TASK PROMPT :: Gather up all lines that carry the word "page".

-- start of MATERIAL --

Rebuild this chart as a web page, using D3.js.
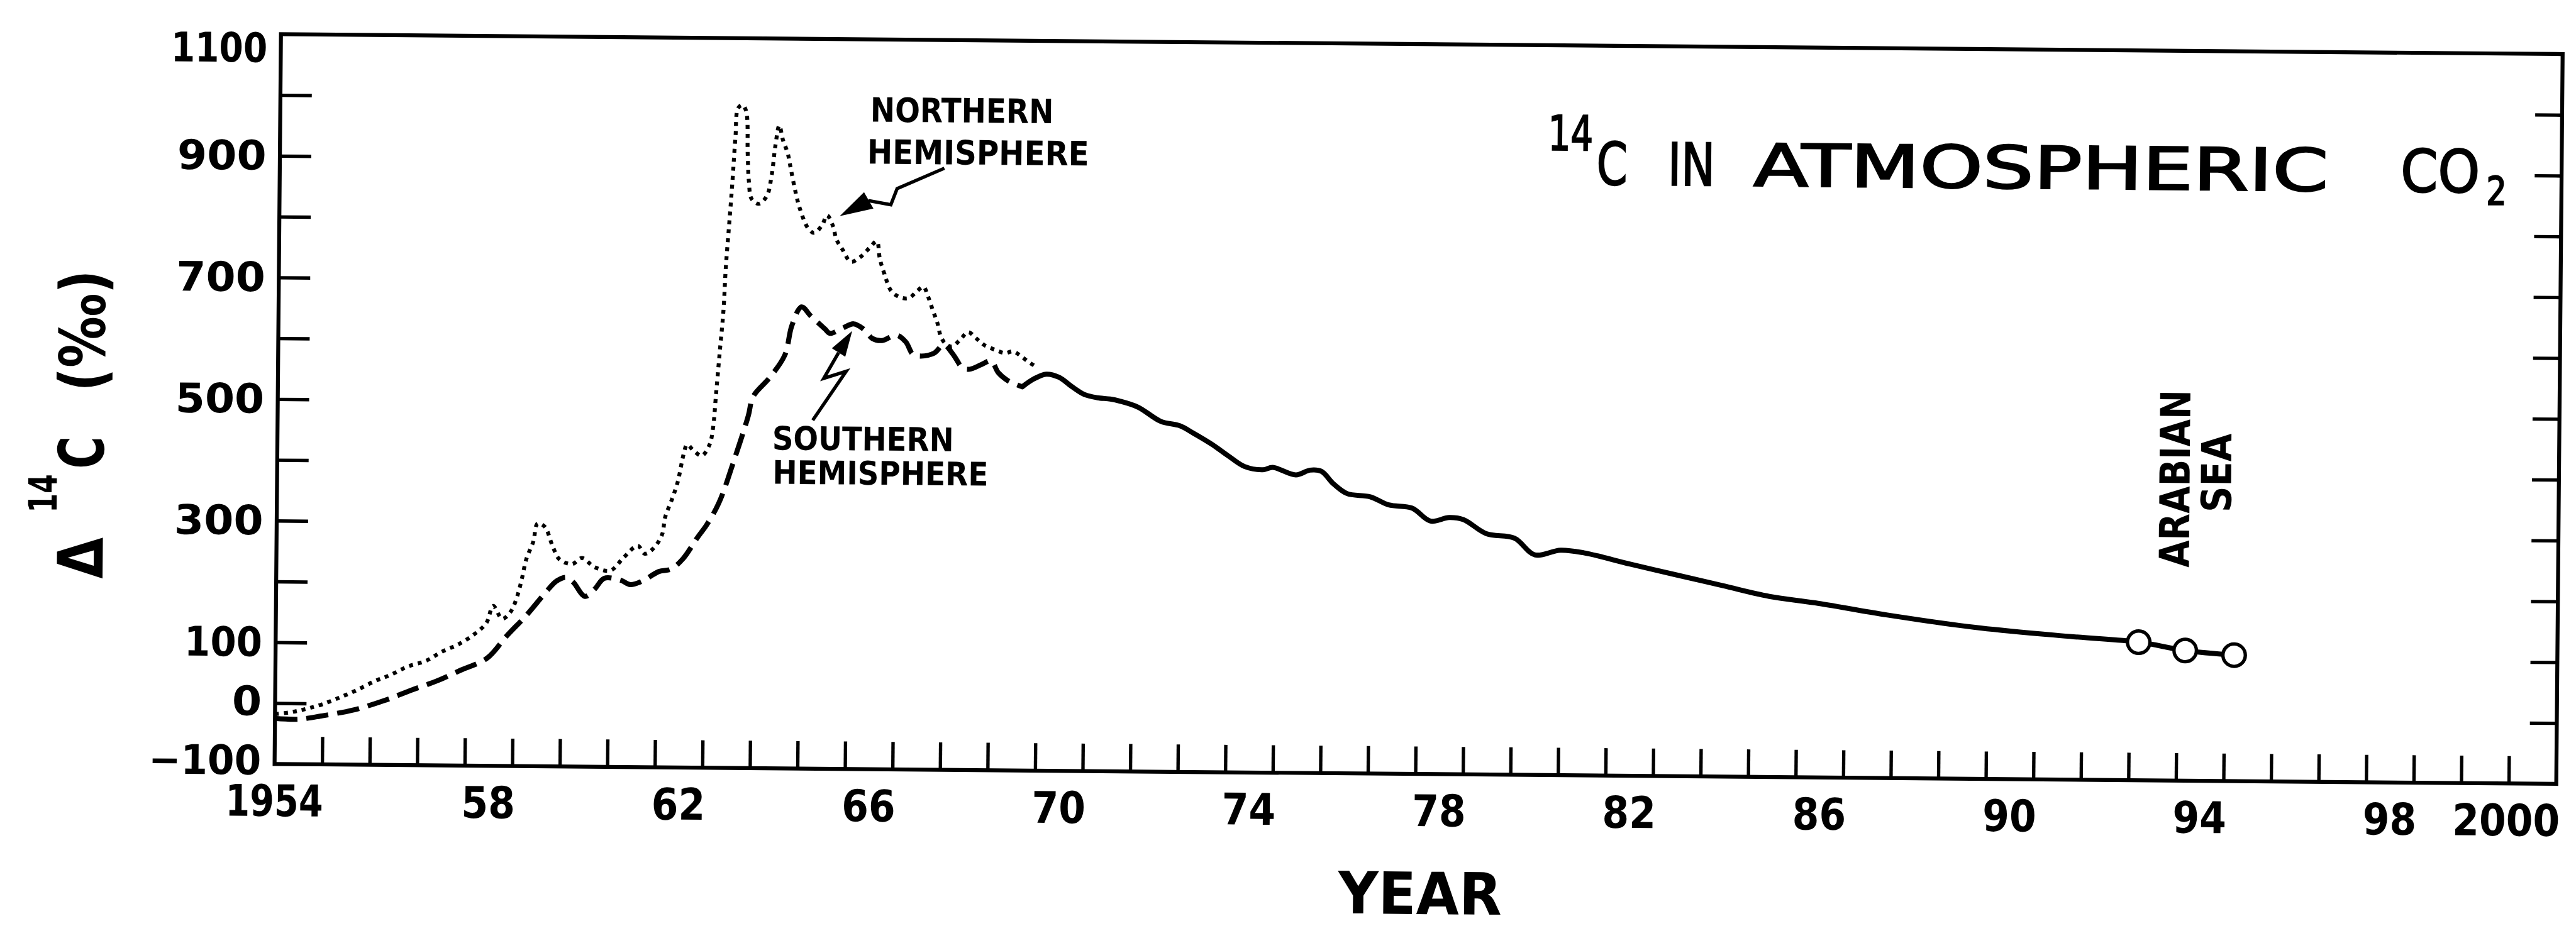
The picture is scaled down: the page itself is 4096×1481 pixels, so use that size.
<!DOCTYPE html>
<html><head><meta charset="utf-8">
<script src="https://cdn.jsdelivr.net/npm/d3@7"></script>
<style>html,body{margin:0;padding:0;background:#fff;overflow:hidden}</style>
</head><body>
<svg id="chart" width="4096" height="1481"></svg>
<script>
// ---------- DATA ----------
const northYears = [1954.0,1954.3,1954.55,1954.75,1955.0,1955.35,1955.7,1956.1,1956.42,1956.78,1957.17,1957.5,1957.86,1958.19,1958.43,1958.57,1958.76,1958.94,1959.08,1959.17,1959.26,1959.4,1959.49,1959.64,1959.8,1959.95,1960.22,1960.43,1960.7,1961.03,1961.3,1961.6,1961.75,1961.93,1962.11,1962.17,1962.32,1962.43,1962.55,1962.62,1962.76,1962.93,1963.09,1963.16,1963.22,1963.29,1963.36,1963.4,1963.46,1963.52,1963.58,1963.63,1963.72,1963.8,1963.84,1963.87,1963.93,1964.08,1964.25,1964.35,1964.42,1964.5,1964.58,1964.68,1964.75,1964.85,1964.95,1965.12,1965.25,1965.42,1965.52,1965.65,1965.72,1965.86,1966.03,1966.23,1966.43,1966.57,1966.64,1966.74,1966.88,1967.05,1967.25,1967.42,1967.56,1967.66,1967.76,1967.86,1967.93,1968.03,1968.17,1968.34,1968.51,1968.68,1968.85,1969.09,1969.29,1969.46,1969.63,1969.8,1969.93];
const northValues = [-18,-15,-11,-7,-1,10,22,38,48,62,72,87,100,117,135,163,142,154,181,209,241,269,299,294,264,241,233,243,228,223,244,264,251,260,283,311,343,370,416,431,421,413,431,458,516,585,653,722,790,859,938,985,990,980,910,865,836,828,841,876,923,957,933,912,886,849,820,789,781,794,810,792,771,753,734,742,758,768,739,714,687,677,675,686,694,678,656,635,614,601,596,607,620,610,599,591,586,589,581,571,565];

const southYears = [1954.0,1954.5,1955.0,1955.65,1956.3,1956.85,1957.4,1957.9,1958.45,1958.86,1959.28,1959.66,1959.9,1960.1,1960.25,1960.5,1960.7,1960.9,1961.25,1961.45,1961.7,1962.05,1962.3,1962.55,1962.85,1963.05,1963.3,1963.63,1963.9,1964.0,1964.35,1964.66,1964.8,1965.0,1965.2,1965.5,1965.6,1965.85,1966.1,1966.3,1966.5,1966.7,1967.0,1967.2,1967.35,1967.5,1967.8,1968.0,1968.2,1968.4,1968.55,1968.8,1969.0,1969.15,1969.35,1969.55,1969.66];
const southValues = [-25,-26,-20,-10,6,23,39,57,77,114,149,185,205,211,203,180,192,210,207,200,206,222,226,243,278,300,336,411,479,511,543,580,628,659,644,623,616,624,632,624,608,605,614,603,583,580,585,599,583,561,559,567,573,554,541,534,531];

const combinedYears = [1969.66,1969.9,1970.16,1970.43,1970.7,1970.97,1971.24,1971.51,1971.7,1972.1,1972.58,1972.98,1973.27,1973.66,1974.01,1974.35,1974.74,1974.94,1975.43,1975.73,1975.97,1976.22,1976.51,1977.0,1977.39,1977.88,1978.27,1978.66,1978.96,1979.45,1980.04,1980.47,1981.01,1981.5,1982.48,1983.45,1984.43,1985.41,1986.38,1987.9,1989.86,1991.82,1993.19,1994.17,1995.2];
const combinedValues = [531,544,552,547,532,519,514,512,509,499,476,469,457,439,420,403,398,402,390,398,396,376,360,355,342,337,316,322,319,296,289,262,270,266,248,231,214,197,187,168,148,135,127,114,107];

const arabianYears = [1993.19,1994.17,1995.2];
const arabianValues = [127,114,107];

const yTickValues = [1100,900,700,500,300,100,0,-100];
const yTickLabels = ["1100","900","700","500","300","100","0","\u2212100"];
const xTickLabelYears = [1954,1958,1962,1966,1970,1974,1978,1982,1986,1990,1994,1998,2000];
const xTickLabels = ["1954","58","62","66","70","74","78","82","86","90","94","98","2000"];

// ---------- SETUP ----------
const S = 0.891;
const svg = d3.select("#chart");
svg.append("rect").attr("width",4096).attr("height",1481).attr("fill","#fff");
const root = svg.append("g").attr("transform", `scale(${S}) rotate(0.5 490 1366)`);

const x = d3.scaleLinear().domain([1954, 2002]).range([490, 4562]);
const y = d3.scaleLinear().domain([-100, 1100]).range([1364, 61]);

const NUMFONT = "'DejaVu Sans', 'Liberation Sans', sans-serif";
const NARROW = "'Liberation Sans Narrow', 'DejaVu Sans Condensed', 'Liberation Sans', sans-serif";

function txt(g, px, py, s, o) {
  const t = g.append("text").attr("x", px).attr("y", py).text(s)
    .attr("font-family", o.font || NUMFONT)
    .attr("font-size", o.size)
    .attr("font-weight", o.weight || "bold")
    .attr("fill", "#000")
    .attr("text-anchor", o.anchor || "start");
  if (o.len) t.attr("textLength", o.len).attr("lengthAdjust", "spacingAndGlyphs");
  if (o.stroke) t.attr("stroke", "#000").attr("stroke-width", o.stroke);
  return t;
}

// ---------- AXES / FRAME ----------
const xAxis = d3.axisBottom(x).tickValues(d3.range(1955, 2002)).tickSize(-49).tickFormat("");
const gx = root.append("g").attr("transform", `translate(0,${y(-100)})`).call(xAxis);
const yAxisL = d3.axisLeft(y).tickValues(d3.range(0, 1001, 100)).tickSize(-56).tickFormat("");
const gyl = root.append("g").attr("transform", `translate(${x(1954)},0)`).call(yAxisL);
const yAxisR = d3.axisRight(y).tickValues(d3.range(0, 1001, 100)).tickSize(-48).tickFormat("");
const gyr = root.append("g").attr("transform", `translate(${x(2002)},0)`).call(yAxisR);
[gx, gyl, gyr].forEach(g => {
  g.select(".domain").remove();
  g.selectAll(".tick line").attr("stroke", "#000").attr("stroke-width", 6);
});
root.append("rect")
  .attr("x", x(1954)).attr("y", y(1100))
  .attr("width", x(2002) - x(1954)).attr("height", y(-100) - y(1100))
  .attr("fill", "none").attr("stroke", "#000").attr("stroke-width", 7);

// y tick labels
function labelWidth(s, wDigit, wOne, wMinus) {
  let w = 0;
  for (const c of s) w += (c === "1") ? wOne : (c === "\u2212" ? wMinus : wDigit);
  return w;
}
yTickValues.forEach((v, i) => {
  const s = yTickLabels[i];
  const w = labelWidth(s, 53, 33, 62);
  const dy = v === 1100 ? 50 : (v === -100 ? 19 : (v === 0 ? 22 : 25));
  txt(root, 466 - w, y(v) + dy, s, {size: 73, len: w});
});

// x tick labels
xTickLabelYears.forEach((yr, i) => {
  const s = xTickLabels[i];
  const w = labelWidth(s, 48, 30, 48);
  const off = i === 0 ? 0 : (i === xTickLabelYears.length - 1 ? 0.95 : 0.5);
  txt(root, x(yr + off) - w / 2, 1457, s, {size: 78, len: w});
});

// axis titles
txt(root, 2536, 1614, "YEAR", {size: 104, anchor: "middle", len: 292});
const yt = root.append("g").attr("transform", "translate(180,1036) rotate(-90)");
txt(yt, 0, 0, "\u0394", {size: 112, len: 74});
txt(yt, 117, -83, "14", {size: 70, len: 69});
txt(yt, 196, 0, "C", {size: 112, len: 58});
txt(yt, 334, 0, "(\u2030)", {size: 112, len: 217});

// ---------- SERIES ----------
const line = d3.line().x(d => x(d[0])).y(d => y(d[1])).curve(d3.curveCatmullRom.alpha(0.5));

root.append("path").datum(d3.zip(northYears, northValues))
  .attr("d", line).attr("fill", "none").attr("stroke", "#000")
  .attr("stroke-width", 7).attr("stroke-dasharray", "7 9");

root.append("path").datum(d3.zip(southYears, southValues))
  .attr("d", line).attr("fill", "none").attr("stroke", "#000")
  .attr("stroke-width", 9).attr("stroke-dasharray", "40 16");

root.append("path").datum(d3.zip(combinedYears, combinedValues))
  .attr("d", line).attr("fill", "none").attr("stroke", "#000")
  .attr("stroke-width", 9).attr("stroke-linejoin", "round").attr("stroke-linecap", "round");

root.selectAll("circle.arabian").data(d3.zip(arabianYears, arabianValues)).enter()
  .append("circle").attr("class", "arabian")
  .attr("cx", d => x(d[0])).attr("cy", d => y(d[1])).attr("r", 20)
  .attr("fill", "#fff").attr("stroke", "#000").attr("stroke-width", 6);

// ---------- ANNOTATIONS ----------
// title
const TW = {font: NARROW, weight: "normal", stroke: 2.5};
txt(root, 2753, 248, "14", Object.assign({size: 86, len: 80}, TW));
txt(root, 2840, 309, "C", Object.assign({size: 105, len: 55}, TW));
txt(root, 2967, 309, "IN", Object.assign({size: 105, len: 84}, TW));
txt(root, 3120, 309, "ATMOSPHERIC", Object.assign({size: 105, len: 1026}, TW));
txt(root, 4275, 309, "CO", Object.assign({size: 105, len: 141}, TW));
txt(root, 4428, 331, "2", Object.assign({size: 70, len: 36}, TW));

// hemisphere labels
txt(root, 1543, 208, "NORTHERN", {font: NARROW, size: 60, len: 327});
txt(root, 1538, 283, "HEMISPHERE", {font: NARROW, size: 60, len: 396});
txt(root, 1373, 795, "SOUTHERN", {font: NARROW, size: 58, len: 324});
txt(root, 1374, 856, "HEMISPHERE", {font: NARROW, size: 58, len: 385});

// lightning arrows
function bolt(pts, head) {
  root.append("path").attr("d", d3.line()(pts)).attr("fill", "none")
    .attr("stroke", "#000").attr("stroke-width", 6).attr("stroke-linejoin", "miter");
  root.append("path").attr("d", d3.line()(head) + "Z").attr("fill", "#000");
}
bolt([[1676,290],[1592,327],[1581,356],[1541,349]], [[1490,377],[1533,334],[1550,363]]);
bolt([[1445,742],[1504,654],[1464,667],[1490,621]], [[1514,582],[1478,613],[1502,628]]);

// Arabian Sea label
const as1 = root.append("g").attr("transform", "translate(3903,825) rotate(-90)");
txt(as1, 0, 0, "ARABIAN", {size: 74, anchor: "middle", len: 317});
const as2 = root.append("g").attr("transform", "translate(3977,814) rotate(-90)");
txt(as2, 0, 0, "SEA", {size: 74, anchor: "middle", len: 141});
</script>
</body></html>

-- end of MATERIAL --

WRITTEN SOLUTION ::
Rebuild this chart as a web page, using D3.js.
The picture is scaled down: the page itself is 4096×1481 pixels, so use that size.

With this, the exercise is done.